= Pokéfuta =

Pokémon-themed manhole covers in Japan

The first Pokéfuta installed in 2018, located in Ibusuki and featuring Eevee

Pokéfuta (ポケふた) or Poké Lids are manhole covers in Japan decorated with drawings of Pokémon characters. Beginning installation in 2018, over 400 covers have since been installed by The Pokémon Company in cities and towns across the country. They serve as local points of interest, attracting tourists to lesser known destinations in Japan.

== Background ==
In Japan, manhole covers are often decorated with artistic designs, with CBS News reporting in 2019 that over 6,000 designs were spread across the country. The practice originated in the 1980s as a public relations campaign for the revitalization of sewer systems. Many towns and cities across Japan have their own designs which represent the local identity, and the practice has garnered sufficient interest from the public for annual manhole exhibitions.

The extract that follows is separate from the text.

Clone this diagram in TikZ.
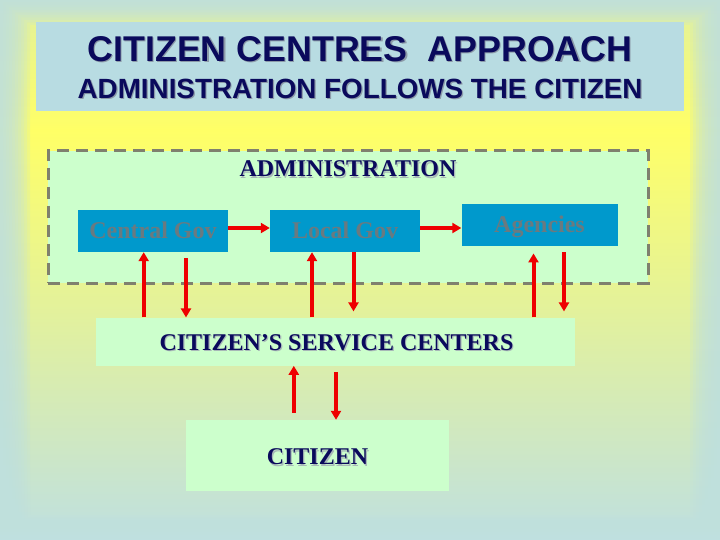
\documentclass[tikz,border=0pt]{standalone}
\usepackage{fontspec}
\setmainfont{Liberation Serif}
\setsansfont{Liberation Sans}
\usepackage{tikz}
\usetikzlibrary{arrows.meta}

\definecolor{bgblue}{HTML}{BFE0E0}
\definecolor{glow}{HTML}{FFFF66}
\definecolor{titleblue}{HTML}{B8DCE2}
\definecolor{paleGreen}{HTML}{CCFFCC}
\definecolor{govblue}{HTML}{0099CC}
\definecolor{govtext}{HTML}{6A7A80}
\definecolor{navy}{HTML}{0A0A5C}
\definecolor{shade}{HTML}{8C9AA8}
\definecolor{softshade}{HTML}{A8B8B8}
\definecolor{frame}{HTML}{7F806E}
\definecolor{arrowred}{HTML}{EE0000}

% text with a small grey drop shadow
\newcommand{\shadowed}[2][shade]{\makebox[0pt][l]{\hspace{1.2pt}\raisebox{-1.2pt}{\textcolor{#1}{#2}}}#2}

\begin{document}
\begin{tikzpicture}[x=1pt,y=-1pt,>={Triangle[length=9pt,width=10pt]},
	arr/.style={->,draw=arrowred,line width=4pt},
	head/.style={text=navy,text depth=0pt,inner sep=0pt},
	lbl/.style={font=\rmfamily\bfseries\fontsize{24}{28}\selectfont,text=navy,text height=15.9pt,text depth=0pt,inner sep=0pt},
	gov box/.style={fill=govblue,text=govtext,font=\rmfamily\bfseries\fontsize{24}{28}\selectfont,minimum width=150pt,minimum height=42pt,text height=15.9pt,text depth=0pt,inner sep=0pt},
	green box/.style={fill=paleGreen,inner sep=0pt}]
	
	\useasboundingbox (0,0) rectangle (720,540);
	% background
	\fill[bgblue] (0,0) rectangle (720,540);
	\shade[top color=glow!55!bgblue,bottom color=glow] (0,0) rectangle (720,130);
	\shade[top color=glow,bottom color=bgblue] (0,130) rectangle (720,540);
	\foreach \i in {1,...,10}
	\fill[bgblue,opacity=0.2,even odd rule] (0,0) rectangle (720,540) (3*\i,2.5*\i) rectangle (720-3*\i,540-2.5*\i);
	
	\node[fill=titleblue,minimum width=648pt,minimum height=89pt,inner sep=0pt] (title) at (360,66.5) {};
	\node[head,font=\sffamily\bfseries\fontsize{35.8}{40}\selectfont,text height=25.6pt] (heading) at (360,49) {\shadowed{CITIZEN CENTRES~~APPROACH}};
	\node[head,font=\sffamily\bfseries\fontsize{27.8}{32}\selectfont,text height=19.9pt] (subheading) at (360,88.5) {\shadowed{ADMINISTRATION FOLLOWS THE CITIZEN}};
	
	\node[green box,draw=frame,line width=3pt,dash pattern=on 12pt off 7pt,minimum width=600pt,minimum height=132pt] (admin) at (348,217) {};
	\node[lbl] (adminlabel) at (348,169) {\shadowed[softshade]{ADMINISTRATION}};
	
	\node[gov box] (central) at (153,231) {Central Gov};
	\node[gov box] (local) at (345,231) {Local Gov};
	\node[gov box,minimum width=156pt,minimum height=41.5pt] (agencies) at (539.5,225) {Agencies};
	
	\node[green box,minimum width=479pt,minimum height=48pt] (centers) at (335.9,341.6) {};
	\node[lbl] (centerslabel) at (336.5,342.6) {\shadowed[softshade]{CITIZEN’S SERVICE CENTERS}};
	
	\node[green box,minimum width=263pt,minimum height=71.4pt] (citizen) at (317.5,455.7) {};
	\node[lbl] (citizenlabel) at (317.5,457) {\shadowed[softshade]{CITIZEN}};
	
	% chain of administration
	\draw[arr] ([yshift=3pt]central.east) -- ([yshift=3pt]central.east -| local.west);
	\draw[arr] ([yshift=3pt]local.east) -- ([yshift=3pt]local.east -| agencies.west);
	
	% administration <-> service centers
	\draw[arr] ([xshift=-9.3pt]central.south |- centers.north) -- ([xshift=-9.3pt]central.south);
	\draw[arr,shorten <=6pt] ([xshift=33pt]central.south) -- ([xshift=33pt]central.south |- centers.north);
	\draw[arr] ([xshift=-33pt]local.south |- centers.north) -- ([xshift=-33pt]local.south);
	\draw[arr,shorten >=6pt] ([xshift=8.5pt]local.south) -- ([xshift=8.5pt]local.south |- centers.north);
	\draw[arr,shorten >=7.5pt] ([xshift=-6pt]agencies.south |- centers.north) -- ([xshift=-6pt]agencies.south);
	\draw[arr,shorten <=6.5pt,shorten >=6pt] ([xshift=24.5pt]agencies.south) -- ([xshift=24.5pt]agencies.south |- centers.north);
	
	% service centers <-> citizen
	\draw[arr,shorten <=7pt] ([xshift=-23.7pt]citizen.north) -- ([xshift=-23.7pt]citizen.north |- centers.south);
	\draw[arr,shorten <=6.3pt] ([xshift=18.5pt]citizen.north |- centers.south) -- ([xshift=18.5pt]citizen.north);
	
\end{tikzpicture}
\end{document}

The Pokémon Company, in partnership with local Japanese governments within the "Pokémon Local Acts" project, began designing and installing manhole covers to be installed in Japanese towns, partly to attract tourists to smaller uncommon destinations and help revitalize cities struck by natural disasters. The first such manhole installed featured the Pokémon Eevee, installed in the city of Ibusuki in Kagoshima Prefecture on 20 December 2018. The covers were made in Miyaki, Saga Prefecture, and were hand-colored. Their manufacturer, Hinode Water Equipment, is Japan's largest manhole cover manufacturer.

==Distribution==
As of June 2025, there were 404 Pokéfuta installed across 40 prefectures of Japan, with Miyagi Prefecture having the most installations with 35 manholes as of 2021. The prefecture has a Pokéfuta for each of its 35 municipalities. This compared to the around 100 installed by August 2020. Hokkaido had 34 covers, Miyazaki Prefecture hosted 26 spots, while Tokyo Prefecture hosted 12. One notable location is in the remote village of Ogasawara in Tokyo Prefecture, located over 1,000 km away from Tokyo proper and featuring four Pokéfuta. The Tōhoku region, heavily damaged by the 2011 Tōhoku earthquake and tsunami, contains the highest concentration – one third of the covers were located there as of March 2021.

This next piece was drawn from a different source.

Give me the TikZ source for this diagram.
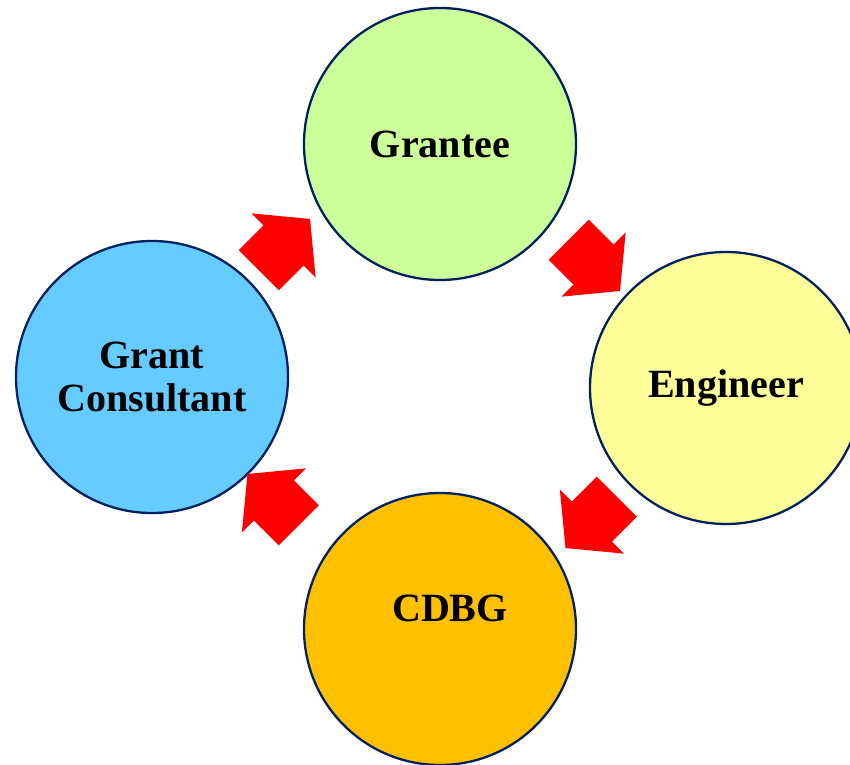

Each manhole cover had a unique design, featuring one or more Pokémon. In some cases, the choice of the featured Pokémon was related to the location – for example, Eevee was chosen for Ibusuki due to wordplay ("Ibusuki" (いぶすき, ibusuki) rhymes with "I like Eevee" (イーブイ好き, Ībui suki)), and in some prefectures a specific Pokémon is consistently featured – such as in Hokkaido, Tottori, and Fukushima where all covers featured the Pokémon Vulpix, Sandshrew/Sandslash and Chansey respectively, which had been selected as the prefectures' "Pokémon ambassadors". Many of the cover designs also feature local tourist attractions at their locations. The covers are used as "Pokéstops" in the mobile game Pokémon Go. Official merchandise featuring the designs on the manhole covers have also been released.

In the mobile apps/games Pokémon Go and Pokémon Home, virtual stamps depicting the designs on the Pokéfuta are obtainable.